Совсем не то у Жюля Ромена и его группы. Это героическая поэзия обыкновенного человека, насыщенная уважением к его судьбе, к его личности, к его радости и страданию.
«Герой» одного из последних произведений Жюля Ромена («Смерть одного из многих») — железнодорожный машинист-парижанин. Жюль Ромен с каким-то суровым благоговением, с настоящей почтительностью вводит нас в круг жизненных интересов этого человека.
Кстати нужно отметить, что в стихах и прозе унанимистов часто, наподобие формулы, встречается обращение: «один из многих», «кто-нибудь» (см. Дюамель — «Ода нескольким людям»).
В драме Жюля Ромена, которая предшествовала «Кромдейру», — «Армия в городе», написанной еще до войны, ни одно из действующих лиц не названо по имени, а указаны лишь специальные признаки и группировки: мэр, жена мэра, первый буржуа, второй буржуа, первый посетитель кафе, второй посетитель и т. д.

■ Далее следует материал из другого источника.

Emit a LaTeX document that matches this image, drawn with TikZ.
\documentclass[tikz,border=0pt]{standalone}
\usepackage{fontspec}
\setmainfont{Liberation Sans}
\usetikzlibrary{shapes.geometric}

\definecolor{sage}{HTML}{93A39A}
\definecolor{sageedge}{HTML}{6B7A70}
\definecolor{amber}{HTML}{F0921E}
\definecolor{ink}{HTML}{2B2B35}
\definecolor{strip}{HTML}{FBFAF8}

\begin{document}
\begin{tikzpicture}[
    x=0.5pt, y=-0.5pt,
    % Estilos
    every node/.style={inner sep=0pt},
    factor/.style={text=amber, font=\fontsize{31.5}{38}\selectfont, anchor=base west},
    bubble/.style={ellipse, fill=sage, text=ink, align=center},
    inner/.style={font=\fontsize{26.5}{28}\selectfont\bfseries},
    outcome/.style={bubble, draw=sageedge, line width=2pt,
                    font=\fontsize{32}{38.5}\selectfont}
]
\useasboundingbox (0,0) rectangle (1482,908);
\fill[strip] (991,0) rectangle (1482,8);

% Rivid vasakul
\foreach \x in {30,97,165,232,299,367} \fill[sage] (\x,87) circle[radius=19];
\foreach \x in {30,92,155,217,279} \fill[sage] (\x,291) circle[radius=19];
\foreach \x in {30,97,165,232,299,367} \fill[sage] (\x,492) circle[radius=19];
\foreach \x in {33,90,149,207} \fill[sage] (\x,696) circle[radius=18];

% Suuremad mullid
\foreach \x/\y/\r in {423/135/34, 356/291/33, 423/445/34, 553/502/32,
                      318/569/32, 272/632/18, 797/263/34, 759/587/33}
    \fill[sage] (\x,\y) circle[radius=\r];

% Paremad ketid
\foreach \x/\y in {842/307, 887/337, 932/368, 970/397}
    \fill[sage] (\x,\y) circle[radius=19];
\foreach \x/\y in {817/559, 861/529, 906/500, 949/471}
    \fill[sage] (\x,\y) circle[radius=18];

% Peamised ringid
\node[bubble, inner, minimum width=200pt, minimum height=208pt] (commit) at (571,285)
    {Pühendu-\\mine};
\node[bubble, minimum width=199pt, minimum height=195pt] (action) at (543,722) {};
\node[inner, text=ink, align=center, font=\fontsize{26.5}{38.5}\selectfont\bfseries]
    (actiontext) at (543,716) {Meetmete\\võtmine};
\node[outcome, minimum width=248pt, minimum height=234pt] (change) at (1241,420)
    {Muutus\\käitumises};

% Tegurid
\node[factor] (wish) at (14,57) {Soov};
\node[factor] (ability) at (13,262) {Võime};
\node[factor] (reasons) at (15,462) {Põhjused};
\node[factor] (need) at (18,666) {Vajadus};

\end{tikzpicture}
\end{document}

Но в характеристике этих «номеров» Ромен никогда не собьется: и третий буржуа, и четвертый посетитель — внимательно выписанные скупыми и точными чертами, «сгущенные, сборные люди».

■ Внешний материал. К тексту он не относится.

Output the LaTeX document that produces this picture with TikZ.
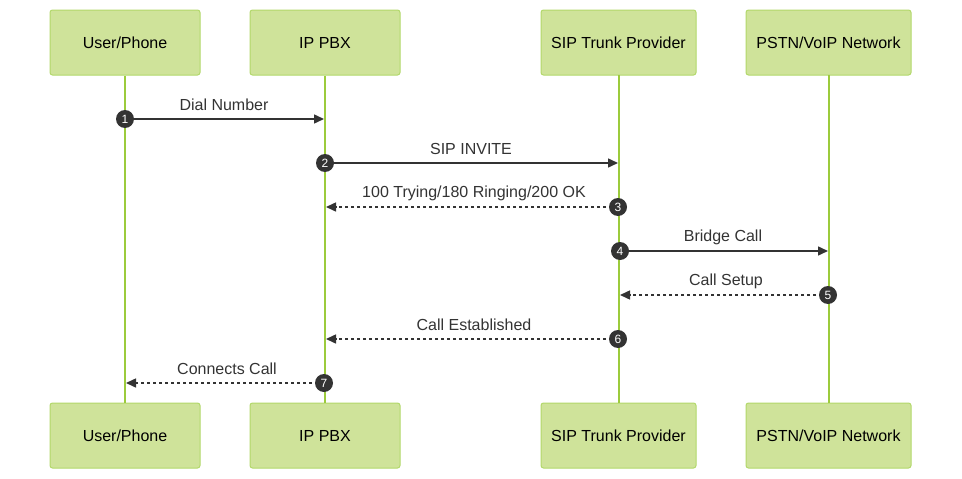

Откуда взялись у содружества еще недавно молодых французских писателей почти на пороге европейской войны, в те самые годы, когда человеческое мясо готовилось впрок для бойни, это нежное уважение, эта героическая ласка к человеку толпы?
Мне кажется, лучше всего определить этот своеобразный художественный уклон как расовый демократизм. Бесконечно чуждые национализма и шовинизма, Жюль Ромен и его друзья — писатели не только французской, но, можно сказать, глубже — романской и латинской крови. Они принесли во французскую литературу своеобразную эстетику расы, жажду здоровья, силы и равновесия. Им нужно возрождение расы романской и братской — германской. Им нужно слышать, как вырастает в гудение «наслоенный шум от тысячи дыханий», они готовы благословить и города, и деревни, согретые радостным человеческим теплом здоровой расы.
Нельзя не признать, что это опасный и скользкий путь. Как легко было бы удариться в беспочвенную романтику расы, в сентиментальную болтовню. И где взять, наконец, ядро этой здоровой расы в современной Франции?